In A Discourse of Inequality, Rousseau diverges from the typical idea of classical Enlightenment, stating that as much a society can help a man grow it can also destroy him. Enlightenment is a philosophical movement that progresses language, and most importantly, reason between human beings.
What I found interesting about both Montaigne and Rousseau is their peeling back of history to develop their ideas about mankind and how nature became corrupted by “art”. Our contemporary ancestors lived in a hypothetical state of nature that is idolized by some, and criticized by others. Both these writers adapt a form of writing that shed light on the representation of Amerindigenes as a whole formed society and not individuals that need to be civilized.





Friday, 2 January 2015

“Redemption from sin is greater then redemption from affliction.”- Robinson Crusoe



When Friday places Crusoe’s foot upon his own head, surrendering to him, he sees him as a higher power that has the right to harm him by free will. Friday's Native resemblance, through his attire and affiliation with other cannibals, allows Crusoe to justify his ownership of Friday and his superiority in the relationship.
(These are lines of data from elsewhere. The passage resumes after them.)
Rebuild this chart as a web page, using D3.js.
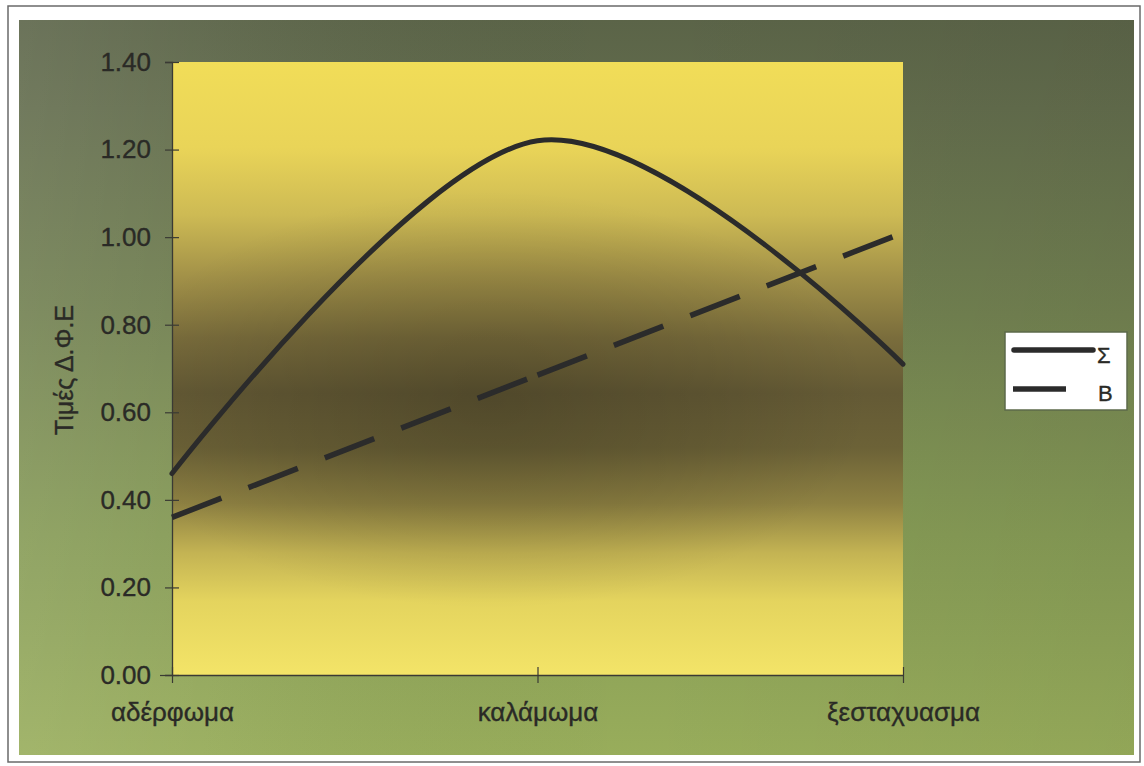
<!DOCTYPE html>
<html>
<head>
<meta charset="utf-8">
<script src="https://cdn.jsdelivr.net/npm/d3@7"></script>
<style>
  html, body { margin: 0; padding: 0; background: #ffffff; }
  svg { display: block; }
  text { font-family: "Liberation Sans", Arial, sans-serif; fill: #2a2a26; }
</style>
</head>
<body>
<svg id="chart" width="1144" height="766"></svg>
<script>
// Stages of the crop
const categories = ["αδέρφωμα", "καλάμωμα", "ξεσταχυασμα"];
// Series values (Τιμές Δ.Φ.Ε)
const seriesS = [0.46, 1.22, 0.71];
const seriesB = [0.36, 0.685, 1.01];
const seriesNames = ["Σ", "Β"];
const yTicks = [0, 0.2, 0.4, 0.6, 0.8, 1.0, 1.2, 1.4];
const yTitle = "Τιμές Δ.Φ.Ε";

const svg = d3.select("#chart");
const defs = svg.append("defs");
const FONT = "'Liberation Sans', Arial, sans-serif";
const INK = "#2a2a26";

// Layout
const outer = { x: 19, y: 20, w: 1115, h: 735 };
const plot = { left: 172, right: 903, top: 62, bottom: 675 };

// Outer chart-area gradient
const og = defs.append("linearGradient").attr("id", "outerGrad")
  .attr("x1", 0).attr("y1", 0).attr("x2", 0).attr("y2", 1);
[["0%", "#5b6448"], ["12%", "#626c4c"], ["40%", "#718050"], ["70%", "#859a55"], ["100%", "#98ad5b"]]
  .forEach(([o, c]) => og.append("stop").attr("offset", o).attr("stop-color", c));

const oh = defs.append("linearGradient").attr("id", "outerSide")
  .attr("x1", 0).attr("y1", 0).attr("x2", 1).attr("y2", 0);
[["0%", "#ffffff", 0.1], ["16%", "#ffffff", 0.05], ["55%", "#000000", 0.0], ["100%", "#000000", 0.04]]
  .forEach(([o, c, a]) => oh.append("stop").attr("offset", o).attr("stop-color", c).attr("stop-opacity", a));

// Plot-area gradient: yellow at top and bottom, dark olive in the middle
const pg = defs.append("linearGradient").attr("id", "plotGrad")
  .attr("x1", 0).attr("y1", 0).attr("x2", 0).attr("y2", 1);
[["0%", "#f1dd58"], ["14%", "#e9d458"], ["25%", "#cdba54"], ["35%", "#a29148"], ["45%", "#7a6d3c"],
 ["54%", "#645a35"], ["63%", "#6c6237"], ["72%", "#8e8142"], ["80%", "#c3b353"], ["88%", "#e4d45e"], ["100%", "#f3e468"]]
  .forEach(([o, c]) => pg.append("stop").attr("offset", o).attr("stop-color", c));

const pr = defs.append("radialGradient").attr("id", "plotShade")
  .attr("gradientUnits", "userSpaceOnUse")
  .attr("cx", 490).attr("cy", 400).attr("r", 380)
  .attr("gradientTransform", "translate(490,400) scale(1,0.55) translate(-490,-400)");
[["0%", 0.2], ["60%", 0.09], ["100%", 0]]
  .forEach(([o, a]) => pr.append("stop").attr("offset", o).attr("stop-color", "#000").attr("stop-opacity", a));

// Page frame
svg.append("rect").attr("x", 8).attr("y", 6).attr("width", 1132).attr("height", 756)
  .attr("fill", "#ffffff").attr("stroke", "#6a6a6a").attr("stroke-width", 1.5);

// Chart area
svg.append("rect").attr("x", outer.x).attr("y", outer.y).attr("width", outer.w).attr("height", outer.h)
  .attr("fill", "url(#outerGrad)");
svg.append("rect").attr("x", outer.x).attr("y", outer.y).attr("width", outer.w).attr("height", outer.h)
  .attr("fill", "url(#outerSide)");

// Plot area
svg.append("rect").attr("x", plot.left).attr("y", plot.top)
  .attr("width", plot.right - plot.left).attr("height", plot.bottom - plot.top)
  .attr("fill", "url(#plotGrad)");
svg.append("rect").attr("x", plot.left).attr("y", plot.top)
  .attr("width", plot.right - plot.left).attr("height", plot.bottom - plot.top)
  .attr("fill", "url(#plotShade)");

// Scales
const x = d3.scalePoint().domain(categories).range([plot.left, plot.right]);
const y = d3.scaleLinear().domain([0, 1.4]).range([plot.bottom, plot.top]);

function styleText(sel, size) {
  sel.attr("font-size", size).attr("fill", INK).attr("font-family", FONT)
    .attr("stroke", INK).attr("stroke-width", 0.35);
}

// Y axis
const yAxis = svg.append("g").attr("transform", `translate(${plot.left},0)`)
  .call(d3.axisLeft(y).tickValues(yTicks).tickFormat(d3.format(".2f")).tickSize(7).tickPadding(14));
yAxis.select(".domain").attr("stroke", "#3a3a34").attr("stroke-width", 1.3);
yAxis.selectAll(".tick line").attr("x1", -7).attr("x2", 7).attr("stroke", "#3a3a34").attr("stroke-width", 1.2);
yAxis.selectAll(".tick text").call(styleText, 26);
yAxis.select(".tick:first-of-type line").attr("x1", -12);

// X axis
const xAxis = svg.append("g").attr("transform", `translate(0,${plot.bottom})`)
  .call(d3.axisBottom(x).tickSize(8).tickSizeOuter(0));
xAxis.select(".domain").attr("stroke", "#3a3a34").attr("stroke-width", 1.3);
xAxis.selectAll(".tick line").attr("y1", -8).attr("y2", 8).attr("stroke", "#3a3a34").attr("stroke-width", 1.2);
xAxis.selectAll(".tick text").call(styleText, 26).attr("y", 46).attr("dy", 0);

// Y axis title
svg.append("text")
  .attr("transform", `translate(73,370) rotate(-90)`)
  .attr("text-anchor", "middle")
  .call(styleText, 25)
  .text(yTitle);

// Series Σ: smoothed solid line
const smooth = d3.line()
  .x((d, i) => x(categories[i]))
  .y(d => y(d))
  .curve(d3.curveCardinal.tension(0));

svg.append("path").datum(seriesS)
  .attr("d", smooth)
  .attr("fill", "none")
  .attr("stroke", "#2b2b2b")
  .attr("stroke-width", 5)
  .attr("stroke-linecap", "round");

// Series Β: dashed line, pattern restarts at every data point
const straight = d3.line().x(d => x(d.c)).y(d => y(d.v));
const segB = d3.pairs(seriesB.map((v, i) => ({ c: categories[i], v })));
svg.append("g").selectAll("path").data(segB).join("path")
  .attr("d", d => straight(d))
  .attr("fill", "none")
  .attr("stroke", "#2b2b2b")
  .attr("stroke-width", 5.5)
  .attr("stroke-dasharray", "53,29");

// Legend
const lg = svg.append("g");
lg.append("rect").attr("x", 1005).attr("y", 332).attr("width", 122).attr("height", 78)
  .attr("fill", "#ffffff").attr("stroke", "#5c6a4a").attr("stroke-width", 1.5);
lg.append("line").attr("x1", 1014).attr("x2", 1093).attr("y1", 350).attr("y2", 350)
  .attr("stroke", "#2b2b2b").attr("stroke-width", 5.5).attr("stroke-linecap", "round");
lg.append("line").attr("x1", 1013).attr("x2", 1066).attr("y1", 389).attr("y2", 389)
  .attr("stroke", "#2b2b2b").attr("stroke-width", 5.5);
lg.append("text").attr("x", 1097).attr("y", 363).call(styleText, 22).text(seriesNames[0]);
lg.append("text").attr("x", 1098).attr("y", 401).call(styleText, 22).text(seriesNames[1]);
</script>
</body>
</html>
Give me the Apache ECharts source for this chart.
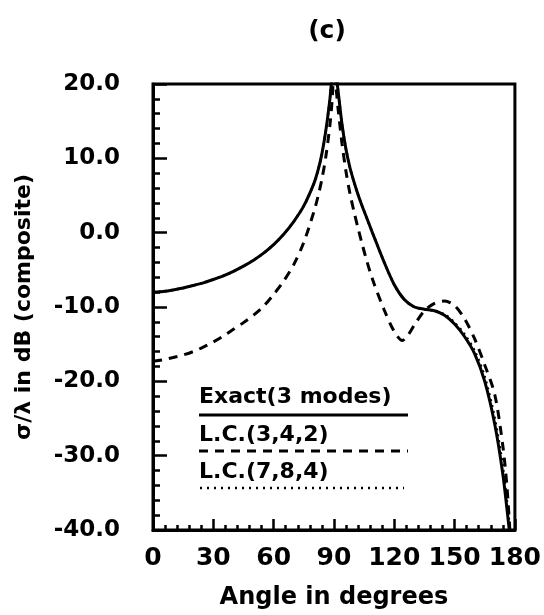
<!DOCTYPE html>
<html>
<head>
<meta charset="utf-8">
<script src="https://cdn.jsdelivr.net/npm/echarts@6/dist/echarts.min.js"></script>
<style>
html,body{margin:0;padding:0;background:#fff;}
#c{width:544px;height:615px;}
</style>
</head>
<body>
<div id="c"></div>
<script>
// ---- data ----
const exactAngles = [0,5,10,15,20,25,30,35,40,45,50,55,60,65,70,75,80,82,84,86,88,89,90,91,92,94,96,98,100,102,104,106,108,110,115,120,125,130,135,140,145,150,155,160,165,170,174,177,178];
const exactValues = [-8.0,-7.9,-7.7,-7.45,-7.1,-6.75,-6.3,-5.8,-5.2,-4.5,-3.7,-2.75,-1.6,-0.2,1.5,3.6,6.6,8.3,10.6,13.8,18.0,20.8,22,21.2,19.2,14.6,11.2,8.7,6.8,5.1,3.6,2.2,0.8,-0.6,-4.0,-7.0,-9.0,-10.0,-10.3,-10.5,-11.1,-12.3,-14.0,-16.3,-20.0,-25.8,-32.5,-39.5,-42];

const lc342Angles = [0,5,10,15,20,25,30,35,40,45,50,55,60,65,70,75,80,82,84,86,88,89,90,91,92,94,96,98,100,102,104,106,108,110,115,120,124,127,130,135,140,145,150,155,160,165,170,174,176,177.5,178];
const lc342Values = [-17.3,-17.1,-16.8,-16.45,-16.0,-15.4,-14.7,-13.9,-13.0,-12.1,-11.1,-9.9,-8.3,-6.5,-4.3,-1.3,2.8,4.8,7.2,10.3,14.5,17.5,21,19.5,16.8,12.0,8.2,5.2,2.8,0.6,-1.5,-3.5,-5.3,-6.9,-10.4,-13.3,-14.5,-13.7,-12.4,-10.5,-9.5,-9.2,-9.8,-11.6,-14.3,-17.8,-21.8,-28.7,-34,-40,-42];

const lc784Angles = [0,5,10,15,20,25,30,35,40,45,50,55,60,65,70,75,80,82,84,86,88,89,90,91,92,94,96,98,100,102,104,106,108,110,115,120,125,130,135,140,145,150,155,160,165,170,174,177,178];
const lc784Values = [-8.0,-7.9,-7.7,-7.45,-7.1,-6.75,-6.3,-5.8,-5.2,-4.5,-3.7,-2.75,-1.6,-0.2,1.5,3.6,6.6,8.3,10.6,13.8,18.0,20.8,22,21.2,19.2,14.6,11.2,8.7,6.8,5.1,3.6,2.2,0.8,-0.6,-4.0,-7.0,-9.0,-10.0,-10.3,-10.5,-11.0,-12.1,-13.7,-15.9,-19.4,-25.0,-31.5,-38.5,-41];

const xTicks = [0,30,60,90,120,150,180];
const yTicks = [-40,-30,-20,-10,0,10,20];
const legendNames = ['Exact(3 modes)','L.C.(3,4,2)','L.C.(7,8,4)'];
// --------------------------------------

function pairs(a, v){ return a.map((x,i)=>[x, v[i]]); }

const F = 'DejaVu Sans';
const chart = echarts.init(document.getElementById('c'), null, {renderer:'canvas'});

chart.setOption({
  animation:false,
  backgroundColor:'#fff',
  title:{
    text:'(c)', left:322, top:14, textAlign:'center',
    textStyle:{fontFamily:F, fontWeight:'bold', fontSize:25, color:'#000'}
  },
  grid:{left:153, right:29, top:84, bottom:84, show:true, borderColor:'#000', borderWidth:3, backgroundColor:'transparent'},
  xAxis:{
    type:'value', min:0, max:180, interval:30,
    axisLine:{show:true, onZero:false, lineStyle:{color:'#000', width:3}},
    splitLine:{show:false},
    axisTick:{show:true, inside:true, length:11, lineStyle:{color:'#000', width:2.5}},
    minorTick:{show:true, splitNumber:5, length:5, lineStyle:{color:'#000', width:2.5}},
    axisLabel:{margin:16, color:'#000', fontFamily:F, fontWeight:'bold', fontSize:25,
      formatter:v=> xTicks.includes(v) ? String(v) : ''},
    name:'Angle in degrees', nameLocation:'middle', nameGap:56,
    nameTextStyle:{fontFamily:F, fontWeight:'bold', fontSize:24, color:'#000'}
  },
  yAxis:{
    type:'value', min:-40, max:20, interval:10,
    axisLine:{show:true, onZero:false, lineStyle:{color:'#000', width:3}},
    splitLine:{show:false},
    axisTick:{show:true, inside:true, length:14, lineStyle:{color:'#000', width:2.5}},
    minorTick:{show:true, splitNumber:5, length:7, lineStyle:{color:'#000', width:2.5}},
    axisLabel:{margin:33, color:'#000', fontFamily:F, fontWeight:'bold', fontSize:23,
      formatter:v=> yTicks.includes(v) ? v.toFixed(1) : ''},
    name:'\u03C3/\u03BB in dB (composite)', nameLocation:'middle', nameGap:118,
    nameTextStyle:{fontFamily:F, fontWeight:'bold', fontSize:22, color:'#000'}
  },
  series:[
    {name:legendNames[2], type:'line', data:pairs(lc784Angles, lc784Values), smooth:0.3, symbol:'none', clip:true,
      lineStyle:{color:'#000', width:2.5, type:[2,4]}},
    {name:legendNames[1], type:'line', data:pairs(lc342Angles, lc342Values), smooth:0.3, symbol:'none', clip:true,
      lineStyle:{color:'#000', width:3, type:[9,7]}},
    {name:legendNames[0], type:'line', data:pairs(exactAngles, exactValues), smooth:0.3, symbol:'none', clip:true,
      lineStyle:{color:'#000', width:3, type:'solid'}}
  ],
  graphic:[
    {type:'text', left:199, top:386, style:{text:legendNames[0], fontFamily:F, fontWeight:'bold', fontSize:22, fill:'#000'}},
    {type:'line', shape:{x1:199, y1:415, x2:408, y2:415}, style:{stroke:'#000', lineWidth:3}},
    {type:'text', left:199, top:424, style:{text:legendNames[1], fontFamily:F, fontWeight:'bold', fontSize:22, fill:'#000'}},
    {type:'line', shape:{x1:199, y1:451, x2:408, y2:451}, style:{stroke:'#000', lineWidth:3, lineDash:[9,7]}},
    {type:'text', left:199, top:461, style:{text:legendNames[2], fontFamily:F, fontWeight:'bold', fontSize:22, fill:'#000'}},
    {type:'line', shape:{x1:200, y1:488, x2:404, y2:488}, style:{stroke:'#000', lineWidth:2.5, lineDash:[2,5]}}
  ]
});
</script>
</body>
</html>
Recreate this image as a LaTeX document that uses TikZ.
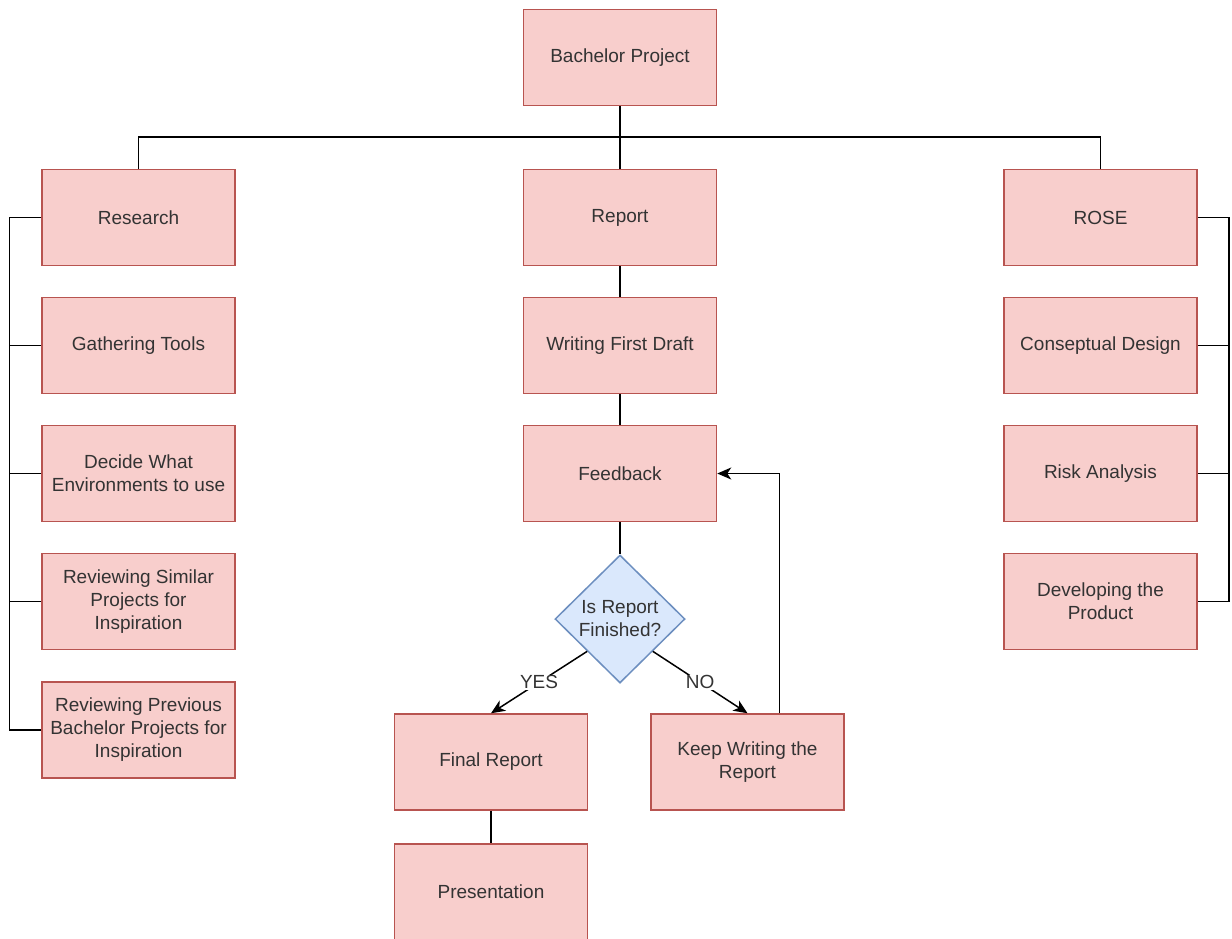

Robinson Crusoe has been isolated for so long, he still holds a trace of Euro-centricity in his mind. 

There is no hesitation in Crusoe's body language that he strongly believes that his own being will be saved from the saving of this "savage". He is the supposed savior and liberator of the Native stranger, whom he names Friday. The naming of someone else is important in itself, because it marks a claiming structure between the two men.  This suggests the idea of racial discourse and superiority over the "savage" figure. This could possibly be connected to Crusoe’s faith in Christianity, which depicts Amerindigenes as “sub-human” or “less- blessed” than himself and other Euro-Christians. 

The Literal Protestant

There are many ways that I understand the word sacrifice. Jeptha, the play, was confusing because firstly, I had never heard of the biblical story before and secondly, I had not been introduced to many religious texts until this year. In order to understand the political conflict of human sacrifice and the taking of one’s life, I attempted to modernize the issue… What I did to relativize this lecture to my current knowledge was think about a current issue that has been a part of Canada’s legal system recently, assisted suicide and euthanasia. Currently, assisted suicide is illegal in Canada. The importance of this law is what is considered the value that society puts on human life. In Jeptha, Buchanan creates a political battle with a similar question: who has the right to take someone’s life? To support his resistance theory, he is rejecting the monarchical and paternal tyrannical powers that are formed in the story. Jeptha is represented through Christianity, where sacrificial death (like that of Iphis) was a voluntary experience of figurative atonement devoted to the worship of God. In both contexts, whether biblical or modern, rational relativism directs a pattern of ethical humanism.